What the exercise asks
Can you set down, exactly as they appear below, the lines from the opening of the material through the one bearing "const step = x.step();", minus the pictures?

Material
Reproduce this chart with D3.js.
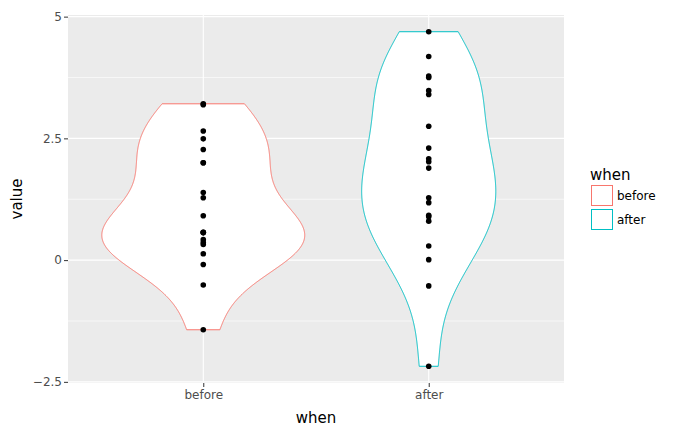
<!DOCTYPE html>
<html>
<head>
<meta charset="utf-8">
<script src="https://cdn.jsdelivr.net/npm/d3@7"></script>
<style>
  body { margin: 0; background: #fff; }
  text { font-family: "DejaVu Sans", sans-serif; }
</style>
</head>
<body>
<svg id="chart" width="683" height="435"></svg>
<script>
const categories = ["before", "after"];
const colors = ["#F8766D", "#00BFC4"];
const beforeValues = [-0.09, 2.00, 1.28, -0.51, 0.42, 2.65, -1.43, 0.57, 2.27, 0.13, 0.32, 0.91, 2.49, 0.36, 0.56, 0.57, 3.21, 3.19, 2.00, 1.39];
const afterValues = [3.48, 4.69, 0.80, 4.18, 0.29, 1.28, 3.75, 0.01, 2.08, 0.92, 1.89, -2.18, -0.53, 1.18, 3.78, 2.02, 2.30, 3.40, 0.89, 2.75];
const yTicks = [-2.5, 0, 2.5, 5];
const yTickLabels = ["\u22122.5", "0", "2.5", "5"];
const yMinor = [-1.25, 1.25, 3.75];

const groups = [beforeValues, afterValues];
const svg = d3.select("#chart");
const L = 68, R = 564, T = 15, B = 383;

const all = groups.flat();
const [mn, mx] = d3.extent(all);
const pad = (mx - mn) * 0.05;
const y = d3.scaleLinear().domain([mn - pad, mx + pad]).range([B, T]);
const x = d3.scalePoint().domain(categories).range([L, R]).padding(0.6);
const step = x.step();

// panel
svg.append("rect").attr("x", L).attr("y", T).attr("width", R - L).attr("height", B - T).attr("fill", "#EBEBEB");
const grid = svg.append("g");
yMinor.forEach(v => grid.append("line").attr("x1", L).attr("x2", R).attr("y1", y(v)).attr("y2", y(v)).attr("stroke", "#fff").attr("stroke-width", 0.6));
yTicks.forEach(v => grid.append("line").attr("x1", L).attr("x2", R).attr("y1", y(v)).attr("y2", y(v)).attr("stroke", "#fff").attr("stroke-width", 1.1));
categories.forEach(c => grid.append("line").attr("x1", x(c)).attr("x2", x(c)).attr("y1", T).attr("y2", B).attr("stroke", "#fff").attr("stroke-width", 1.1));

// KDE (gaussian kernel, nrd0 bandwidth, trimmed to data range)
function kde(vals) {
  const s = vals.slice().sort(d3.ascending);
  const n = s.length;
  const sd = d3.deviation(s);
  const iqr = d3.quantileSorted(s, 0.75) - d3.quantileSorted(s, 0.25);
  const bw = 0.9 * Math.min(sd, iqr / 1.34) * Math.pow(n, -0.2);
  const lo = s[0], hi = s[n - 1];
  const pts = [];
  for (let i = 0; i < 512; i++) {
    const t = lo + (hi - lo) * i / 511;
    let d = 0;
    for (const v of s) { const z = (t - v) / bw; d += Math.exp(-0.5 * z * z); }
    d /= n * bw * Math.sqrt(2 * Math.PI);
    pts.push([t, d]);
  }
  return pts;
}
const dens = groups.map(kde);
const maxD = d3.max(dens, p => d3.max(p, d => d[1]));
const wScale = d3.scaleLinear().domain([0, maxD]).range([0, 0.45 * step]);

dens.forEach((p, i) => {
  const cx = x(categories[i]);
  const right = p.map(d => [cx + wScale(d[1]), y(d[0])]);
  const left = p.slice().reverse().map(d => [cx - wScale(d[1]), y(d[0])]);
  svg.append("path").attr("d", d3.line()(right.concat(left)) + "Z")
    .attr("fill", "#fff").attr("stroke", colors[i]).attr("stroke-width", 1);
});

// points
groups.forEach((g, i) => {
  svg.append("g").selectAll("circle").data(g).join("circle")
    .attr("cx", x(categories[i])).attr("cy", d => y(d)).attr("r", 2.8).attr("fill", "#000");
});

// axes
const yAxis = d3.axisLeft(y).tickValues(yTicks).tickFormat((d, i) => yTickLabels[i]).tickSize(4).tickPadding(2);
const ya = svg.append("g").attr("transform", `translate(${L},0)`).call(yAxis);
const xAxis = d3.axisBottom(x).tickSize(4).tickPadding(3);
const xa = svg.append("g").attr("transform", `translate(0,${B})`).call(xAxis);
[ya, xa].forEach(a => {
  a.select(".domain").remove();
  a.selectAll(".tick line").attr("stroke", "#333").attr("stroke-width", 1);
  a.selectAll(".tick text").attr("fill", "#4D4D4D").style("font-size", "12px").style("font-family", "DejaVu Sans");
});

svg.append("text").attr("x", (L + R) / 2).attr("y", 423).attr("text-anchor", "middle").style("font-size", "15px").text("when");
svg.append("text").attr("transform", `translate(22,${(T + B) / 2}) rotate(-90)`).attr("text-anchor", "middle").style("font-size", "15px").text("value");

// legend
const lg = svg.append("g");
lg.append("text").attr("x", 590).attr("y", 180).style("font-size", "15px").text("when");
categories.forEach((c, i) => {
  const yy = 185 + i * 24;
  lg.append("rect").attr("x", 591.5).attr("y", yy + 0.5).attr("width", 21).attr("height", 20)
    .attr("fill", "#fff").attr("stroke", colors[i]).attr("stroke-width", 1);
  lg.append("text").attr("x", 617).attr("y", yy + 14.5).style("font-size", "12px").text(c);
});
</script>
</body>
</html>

Solution to the problem
Reproduce this chart with D3.js.
<!DOCTYPE html>
<html>
<head>
<meta charset="utf-8">
<script src="https://cdn.jsdelivr.net/npm/d3@7"></script>
<style>
  body { margin: 0; background: #fff; }
  text { font-family: "DejaVu Sans", sans-serif; }
</style>
</head>
<body>
<svg id="chart" width="683" height="435"></svg>
<script>
const categories = ["before", "after"];
const colors = ["#F8766D", "#00BFC4"];
const beforeValues = [-0.09, 2.00, 1.28, -0.51, 0.42, 2.65, -1.43, 0.57, 2.27, 0.13, 0.32, 0.91, 2.49, 0.36, 0.56, 0.57, 3.21, 3.19, 2.00, 1.39];
const afterValues = [3.48, 4.69, 0.80, 4.18, 0.29, 1.28, 3.75, 0.01, 2.08, 0.92, 1.89, -2.18, -0.53, 1.18, 3.78, 2.02, 2.30, 3.40, 0.89, 2.75];
const yTicks = [-2.5, 0, 2.5, 5];
const yTickLabels = ["\u22122.5", "0", "2.5", "5"];
const yMinor = [-1.25, 1.25, 3.75];

const groups = [beforeValues, afterValues];
const svg = d3.select("#chart");
const L = 68, R = 564, T = 15, B = 383;

const all = groups.flat();
const [mn, mx] = d3.extent(all);
const pad = (mx - mn) * 0.05;
const y = d3.scaleLinear().domain([mn - pad, mx + pad]).range([B, T]);
const x = d3.scalePoint().domain(categories).range([L, R]).padding(0.6);
const step = x.step();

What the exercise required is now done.